[WHAT YOU SHOULD DO] Go through the data below and copy it exactly, skipping every picture.

-------------------------

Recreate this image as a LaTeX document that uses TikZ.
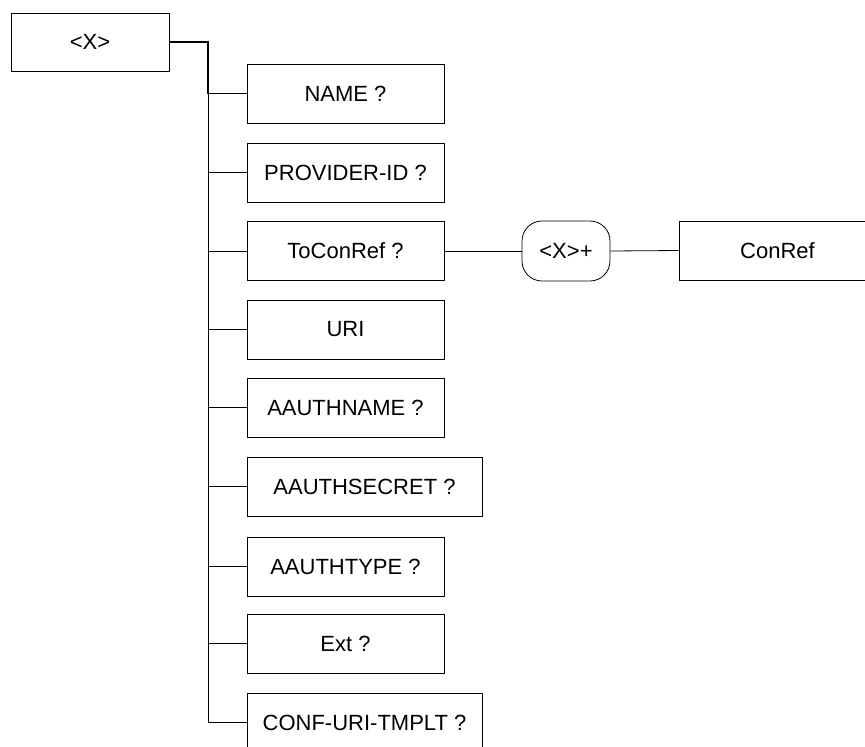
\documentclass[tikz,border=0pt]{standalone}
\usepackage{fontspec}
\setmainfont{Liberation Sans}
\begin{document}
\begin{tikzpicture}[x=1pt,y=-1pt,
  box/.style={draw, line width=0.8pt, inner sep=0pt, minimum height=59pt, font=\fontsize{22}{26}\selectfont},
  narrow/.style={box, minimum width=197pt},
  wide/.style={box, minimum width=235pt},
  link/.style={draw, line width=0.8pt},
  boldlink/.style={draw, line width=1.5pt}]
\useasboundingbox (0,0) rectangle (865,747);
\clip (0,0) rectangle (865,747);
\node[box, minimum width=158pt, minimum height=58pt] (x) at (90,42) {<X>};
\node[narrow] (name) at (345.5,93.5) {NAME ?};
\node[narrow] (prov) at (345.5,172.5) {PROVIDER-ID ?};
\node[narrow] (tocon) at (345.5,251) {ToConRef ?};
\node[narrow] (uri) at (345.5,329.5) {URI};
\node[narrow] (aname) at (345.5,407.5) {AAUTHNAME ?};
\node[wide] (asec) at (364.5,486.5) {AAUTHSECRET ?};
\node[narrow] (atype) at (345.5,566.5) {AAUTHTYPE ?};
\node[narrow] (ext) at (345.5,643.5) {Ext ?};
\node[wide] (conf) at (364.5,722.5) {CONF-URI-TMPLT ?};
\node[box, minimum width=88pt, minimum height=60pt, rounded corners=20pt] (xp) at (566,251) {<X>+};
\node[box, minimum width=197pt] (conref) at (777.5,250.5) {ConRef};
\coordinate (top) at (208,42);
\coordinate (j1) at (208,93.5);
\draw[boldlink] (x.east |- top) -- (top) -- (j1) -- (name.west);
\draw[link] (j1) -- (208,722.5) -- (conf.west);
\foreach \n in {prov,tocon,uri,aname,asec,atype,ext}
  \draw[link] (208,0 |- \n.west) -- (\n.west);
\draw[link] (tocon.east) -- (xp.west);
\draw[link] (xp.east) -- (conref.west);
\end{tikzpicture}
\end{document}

-------------------------

[RESULT OF THE TASK]
Recreate this image as a LaTeX document that uses TikZ.
\documentclass[tikz,border=0pt]{standalone}
\usepackage{fontspec}
\setmainfont{Liberation Sans}
\begin{document}
\begin{tikzpicture}[x=1pt,y=-1pt,
  box/.style={draw, line width=0.8pt, inner sep=0pt, minimum height=59pt, font=\fontsize{22}{26}\selectfont},
  narrow/.style={box, minimum width=197pt},
  wide/.style={box, minimum width=235pt},
  link/.style={draw, line width=0.8pt},
  boldlink/.style={draw, line width=1.5pt}]
\useasboundingbox (0,0) rectangle (865,747);
\clip (0,0) rectangle (865,747);
\node[box, minimum width=158pt, minimum height=58pt] (x) at (90,42) {<X>};
\node[narrow] (name) at (345.5,93.5) {NAME ?};
\node[narrow] (prov) at (345.5,172.5) {PROVIDER-ID ?};
\node[narrow] (tocon) at (345.5,251) {ToConRef ?};
\node[narrow] (uri) at (345.5,329.5) {URI};
\node[narrow] (aname) at (345.5,407.5) {AAUTHNAME ?};
\node[wide] (asec) at (364.5,486.5) {AAUTHSECRET ?};
\node[narrow] (atype) at (345.5,566.5) {AAUTHTYPE ?};
\node[narrow] (ext) at (345.5,643.5) {Ext ?};
\node[wide] (conf) at (364.5,722.5) {CONF-URI-TMPLT ?};
\node[box, minimum width=88pt, minimum height=60pt, rounded corners=20pt] (xp) at (566,251) {<X>+};
\node[box, minimum width=197pt] (conref) at (777.5,250.5) {ConRef};
\coordinate (top) at (208,42);
\coordinate (j1) at (208,93.5);
\draw[boldlink] (x.east |- top) -- (top) -- (j1) -- (name.west);
\draw[link] (j1) -- (208,722.5) -- (conf.west);
\foreach \n in {prov,tocon,uri,aname,asec,atype,ext}
  \draw[link] (208,0 |- \n.west) -- (\n.west);
\draw[link] (tocon.east) -- (xp.west);
\draw[link] (xp.east) -- (conref.west);
\end{tikzpicture}
\end{document}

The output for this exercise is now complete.